The administration costs similarly bear little relation to the size of the transaction. Research by Andersen Consulting suggests that Britain's top 1,000 companies spend more than pounds 18bn a year on small purchases, at a typical cost per order of more than pounds 60, irrespective of its size.

But increasing numbers of companies are abandoning this approach in favour of using credit accounts and issuing departments with purchasing cards. The idea is that individual members of staff can order what they need as they need it. In effect, as Steve Cannon, head of technical services at the Chartered Institute of Supply, points out, the practice delegates procurement to the local level. "It simplifies the paperwork. You can almost get away without having an order," he says.

Company Barclaycard claims to have been first into the market, when it responded to an approach by BOC, the industrial gases company. As a result, it says it has about 60 per cent of the market, primarily made up of large corporate companies, though NatWest, Midland and American Express are also active.

Among those that have signed up since are the Sun Valley poultry company, which was introduced to the concept by the experience of its parent company, Cargill, in the United States.
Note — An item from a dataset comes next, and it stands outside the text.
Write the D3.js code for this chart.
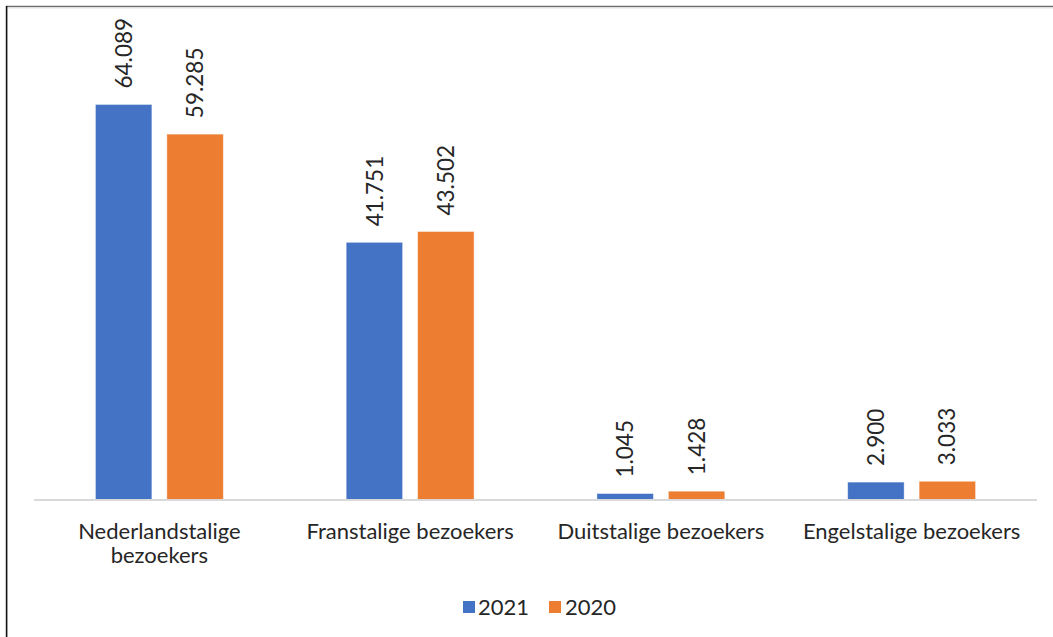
<!DOCTYPE html>
<html>
<head>
<meta charset="utf-8">
<script src="https://cdn.jsdelivr.net/npm/d3@7"></script>
<style>
  html, body { margin: 0; padding: 0; background: #fff; }
  svg { display: block; }
  text { font-family: Lato, "Open Sans", sans-serif; fill: #262626; }
</style>
</head>
<body>
<svg id="chart" width="1053" height="637"></svg>
<script>
// Bezoekers per taalgroep, 2021 versus 2020
const categories = [
  ["Nederlandstalige", "bezoekers"],
  ["Franstalige bezoekers"],
  ["Duitstalige bezoekers"],
  ["Engelstalige bezoekers"]
];
const seriesNames = ["2021", "2020"];
const values2021 = [64089, 41751, 1045, 2900];
const values2020 = [59285, 43502, 1428, 3033];
const colors = ["#4472c4", "#ed7d31"];

const W = 1053, H = 637;
const svg = d3.select("#chart");

// Dutch number formatting: dot as thousands separator
const nl = d3.formatLocale({ decimal: ",", thousands: ".", grouping: [3], currency: ["€", ""] });
const fmt = nl.format(",d");

const rows = categories.map((c, i) => ({
  cat: i,
  label: c,
  vals: [values2021[i], values2020[i]]
}));

const baseline = 500;
const x0 = d3.scaleBand().domain(d3.range(categories.length)).range([34, 1037]).padding(0);
const x1 = d3.scaleBand().domain(d3.range(seriesNames.length))
  .range([0, x0.bandwidth()]).paddingInner(0.21).paddingOuter(0.86);
const y = d3.scaleLinear().domain([0, 70000]).range([baseline, 68]);

// frame lines
svg.append("line").attr("x1", 6).attr("x2", W).attr("y1", 6.5).attr("y2", 6.5)
  .attr("stroke", "#6e6e6e").attr("stroke-width", 1.6);
svg.append("line").attr("x1", 6).attr("x2", W).attr("y1", 8).attr("y2", 8)
  .attr("stroke", "#e6e6e6").attr("stroke-width", 1.2);
svg.append("line").attr("x1", 6.6).attr("x2", 6.6).attr("y1", 6).attr("y2", H)
  .attr("stroke", "#111").attr("stroke-width", 1.6);

// bars
const groups = svg.append("g").selectAll("g").data(rows).join("g")
  .attr("transform", d => `translate(${x0(d.cat)},0)`);

groups.selectAll("rect").data(d => d.vals.map((v, s) => ({ v, s }))).join("rect")
  .attr("x", d => x1(d.s))
  .attr("width", x1.bandwidth())
  .attr("y", d => y(d.v))
  .attr("height", d => baseline - y(d.v))
  .attr("fill", d => colors[d.s])
  .attr("stroke", "#fff").attr("stroke-opacity", 0.5).attr("stroke-width", 0.8);

// value labels, rotated
groups.selectAll("text.val").data(d => d.vals.map((v, s) => ({ v, s }))).join("text")
  .attr("class", "val")
  .attr("transform", d => `translate(${x1(d.s) + x1.bandwidth() / 2},${y(d.v) - 16}) rotate(-90)`)
  .attr("dy", "0.36em")
  .attr("text-anchor", "start")
  .style("font-size", "22.5px")
  .text(d => fmt(d.v));

// category axis baseline
svg.append("line").attr("x1", 34).attr("x2", 1037).attr("y1", baseline).attr("y2", baseline)
  .attr("stroke", "#d9d9d9").attr("stroke-width", 2);

// category labels, one text per line
const lineH = 24.5;
const catGroups = svg.append("g").selectAll("g").data(rows).join("g");
catGroups.selectAll("text").data(d => d.label.map((t, i) => ({ t, i, x: x0(d.cat) + x0.bandwidth() / 2 }))).join("text")
  .attr("x", d => d.x)
  .attr("y", d => 538.5 + d.i * lineH)
  .attr("text-anchor", "middle")
  .style("font-size", "22px")
  .text(d => d.t);

// legend
const legendItems = [
  { name: seriesNames[0], color: colors[0], sx: 463, tx: 478 },
  { name: seriesNames[1], color: colors[1], sx: 549, tx: 565 }
];
const lg = svg.append("g").selectAll("g").data(legendItems).join("g");
lg.append("rect").attr("x", d => d.sx).attr("y", 601).attr("width", 12).attr("height", 12)
  .attr("fill", d => d.color);
lg.append("text").attr("x", d => d.tx).attr("y", 615)
  .style("font-size", "22px").text(d => d.name);
</script>
</body>
</html>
Since using the cards at one of its garages, the company has introduced it to other parts of the operation and transformed the way it does things.
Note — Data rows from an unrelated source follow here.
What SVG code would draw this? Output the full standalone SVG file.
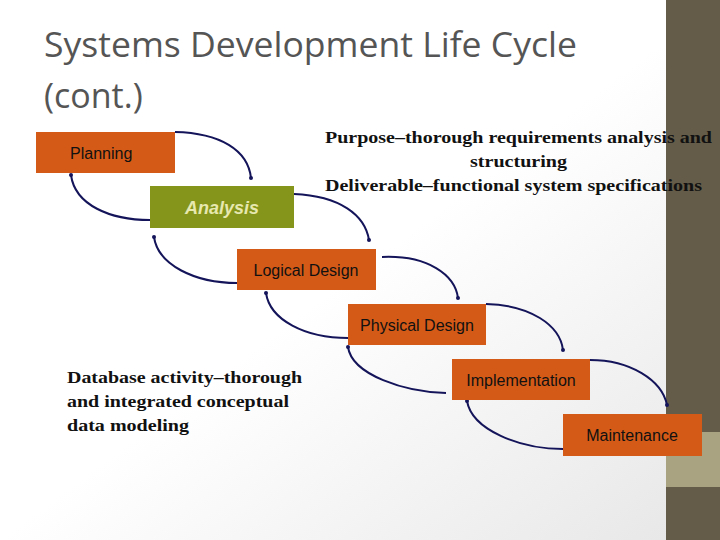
<svg xmlns="http://www.w3.org/2000/svg" width="720" height="540" viewBox="0 0 720 540">
<defs>
<linearGradient id="bg" x1="0" y1="0" x2="1" y2="1"><stop offset="0.5" stop-color="#ffffff"/><stop offset="1" stop-color="#e6e6e6"/></linearGradient>
<marker id="dot" markerWidth="4" markerHeight="4" refX="2" refY="2" markerUnits="userSpaceOnUse"><circle cx="2" cy="2" r="2" fill="#14145a"/></marker>
</defs>
<style>
.box{fill:#d45a17}
.lbl{font-family:"Liberation Sans",Arial,sans-serif;font-size:16px;fill:#111}
.c{fill:none;stroke:#14145a;stroke-width:2;marker-end:url(#dot)}
.note{font-family:"Liberation Serif","Times New Roman",serif;font-size:17px;font-weight:bold;fill:#111}
</style>
<rect width="720" height="540" fill="url(#bg)"/>
<rect x="666" y="0" width="54" height="540" fill="#645c48"/>
<rect x="666" y="432" width="54" height="55" fill="#a9a381"/>
<text x="44" y="57" font-family="Open Sans,Liberation Sans,sans-serif" font-size="34" fill="#555" textLength="533" lengthAdjust="spacingAndGlyphs">Systems Development Life Cycle</text>
<text x="44" y="108" font-family="Open Sans,Liberation Sans,sans-serif" font-size="34" fill="#555">(cont.)</text>
<g id="connectors">
<path class="c" d="M175,132 C220,133 248,150 251,178"/>
<path class="c" d="M294,194 C340,196 365,215 369,240"/>
<path class="c" d="M382,257 C428,255 455,275 458,298"/>
<path class="c" d="M486,304 C530,305 560,325 563,350"/>
<path class="c" d="M590,360 C630,360 662,380 667,405"/>
<path class="c" d="M150,220 C110,220 75,205 71,175"/>
<path class="c" d="M237,283 C195,283 158,265 154,237"/>
<path class="c" d="M348,338 C305,338 270,320 266,293"/>
<path class="c" d="M446,393 C405,392 352,375 348,347"/>
<path class="c" d="M563,449 C520,449 472,430 467,401"/>
</g>
<g id="planning"><rect class="box" x="36" y="132" width="139" height="41"/><text class="lbl" x="70" y="159">Planning</text></g>
<g id="analysis"><rect x="150" y="186" width="144" height="42" fill="#85941a"/><text x="222" y="214" text-anchor="middle" font-family="Liberation Sans,Arial,sans-serif" font-size="18" font-weight="bold" font-style="italic" fill="#e6e8b0">Analysis</text></g>
<g id="logical"><rect class="box" x="237" y="249" width="139" height="41"/><text class="lbl" x="306" y="276" text-anchor="middle">Logical Design</text></g>
<g id="physical"><rect class="box" x="348" y="304" width="138" height="41"/><text class="lbl" x="417" y="331" text-anchor="middle">Physical Design</text></g>
<g id="implementation"><rect class="box" x="452" y="359" width="138" height="41"/><text class="lbl" x="521" y="386" text-anchor="middle">Implementation</text></g>
<g id="maintenance"><rect class="box" x="563" y="414" width="139" height="42"/><text class="lbl" x="632" y="441" text-anchor="middle">Maintenance</text></g>
<text class="note" x="325" y="143" textLength="387" lengthAdjust="spacingAndGlyphs">Purpose–thorough requirements analysis and</text>
<text class="note" x="470" y="167" textLength="97" lengthAdjust="spacingAndGlyphs">structuring</text>
<text class="note" x="325" y="191" textLength="377" lengthAdjust="spacingAndGlyphs">Deliverable–functional system specifications</text>
<text class="note" x="67" y="383" textLength="235" lengthAdjust="spacingAndGlyphs">Database activity–thorough</text>
<text class="note" x="67" y="407" textLength="222" lengthAdjust="spacingAndGlyphs">and integrated conceptual</text>
<text class="note" x="67" y="431" textLength="122" lengthAdjust="spacingAndGlyphs">data modeling</text>
</svg>
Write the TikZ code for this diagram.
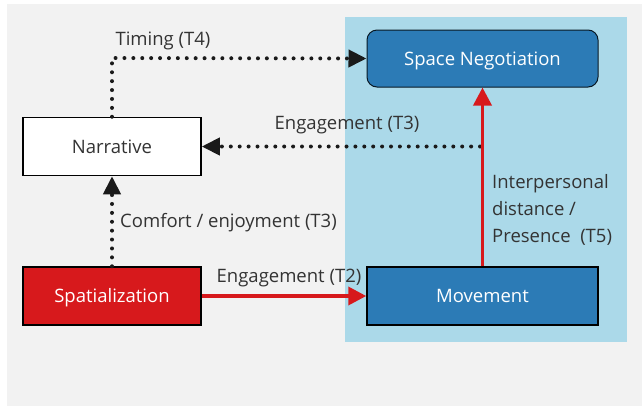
\documentclass[tikz,border=0pt]{standalone}
\usepackage{fontspec}
\setmainfont{Open Sans}
\usetikzlibrary{arrows.meta}
\definecolor{bggrey}{HTML}{F2F2F2}
\definecolor{lblue}{HTML}{ABD9E9}
\definecolor{dblue}{HTML}{2C7BB6}
\definecolor{myred}{HTML}{D7191C}
\definecolor{txt}{HTML}{333333}
\definecolor{dots}{HTML}{1A1A1A}
\tikzset{
  box/.style={draw=black, line width=1.5bp, minimum width=178bp, minimum height=58bp,
    inner sep=0pt, text height=13.2bp, text depth=0pt,
    font=\fontsize{18.5bp}{22bp}\selectfont},
  lbl/.style={text=txt, inner sep=0pt, font=\fontsize{18.5bp}{27bp}\selectfont},
  dotline/.style={draw=dots, line width=4bp, line cap=round, dash pattern=on 0bp off 8.9bp,
    -{Triangle[length=18bp,width=17bp]}},
  redline/.style={draw=myred, line width=3.6bp,
    -{Triangle[length=18bp,width=18bp]}},
}
\begin{document}
\begin{tikzpicture}[x=1bp,y=-1bp]
\useasboundingbox (0,0) rectangle (642,406);
\fill[white] (0,0) rectangle (642,406);
\fill[bggrey] (7,4) rectangle (642,406);
\fill[lblue] (345,17) rectangle (627,342);

\node[box, fill=white, text=txt] (nar) at (112,146.5) {Narrative};
\node[box, fill=myred, text=white] (spa) at (112,296) {Spatialization};
\node[box, fill=dblue, text=white, minimum width=231bp, minimum height=57bp,
  rounded corners=10bp, draw=black!80!dblue, line width=1bp] (neg) at (482.5,58.5) {Space Negotiation};
\node[box, fill=dblue, text=white, minimum width=231bp] (mov) at (482.5,296) {Movement};

\coordinate (c1) at (112,58);
\coordinate (c2) at (480,146.5);

\draw[dotline] (nar.north) -- (c1) -- (neg.west);
\draw[dotline] (c2) -- (nar.east);
\draw[dotline] (spa.north) -- (nar.south);
\draw[redline] (spa.east) -- (mov.west);
\draw[redline] (mov.north) -- (neg.south);

\node[lbl, anchor=base] (t4) at (163,45.5) {Timing (T4)};
\node[lbl, anchor=base] (t3a) at (347,129.5) {Engagement (T3)};
\node[lbl, anchor=base west] (t3b) at (120,227) {Comfort / enjoyment (T3)};
\node[lbl, anchor=base] (t2) at (289,282) {Engagement (T2)};
\node[lbl, anchor=north west, align=left] (t5) at (492,174) {Interpersonal\\distance /\\Presence~ (T5)};
\end{tikzpicture}
\end{document}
Stuart Fisher, head of Company Barclaycard Purchasing, says the attraction is that it streamlines the process. Cards are issued to secretaries, clerks, garage engineers or anybody who needs to make ad hoc orders, so that they can order and receive the goods they need in less time than it typically takes a purchasing department to deal with a request. Instead of producing many invoices and order forms the card company issues a monthly bill that can form part of the management accounts. Mr Fisher insists that any security concerns are dealt with by spending limits and by restricting authorisation to certain categories, so that clerks cannot, say, use their cards to buy holiday flights.

There are also advantages for the suppliers that sign up for it because they are rid of their bad-debt problems although, like retailers, they have to pay the card company a small fraction of the purchase price.

But Mr Fisher and Mr Cannon agree that the biggest potential beneficiaries are the purchasing departments of the companies that adopt the cards. Instead of being swamped with paperwork for small, everyday items, they can turn their full attention to big-ticket or strategic items, where they can use their skills to obtain better deals.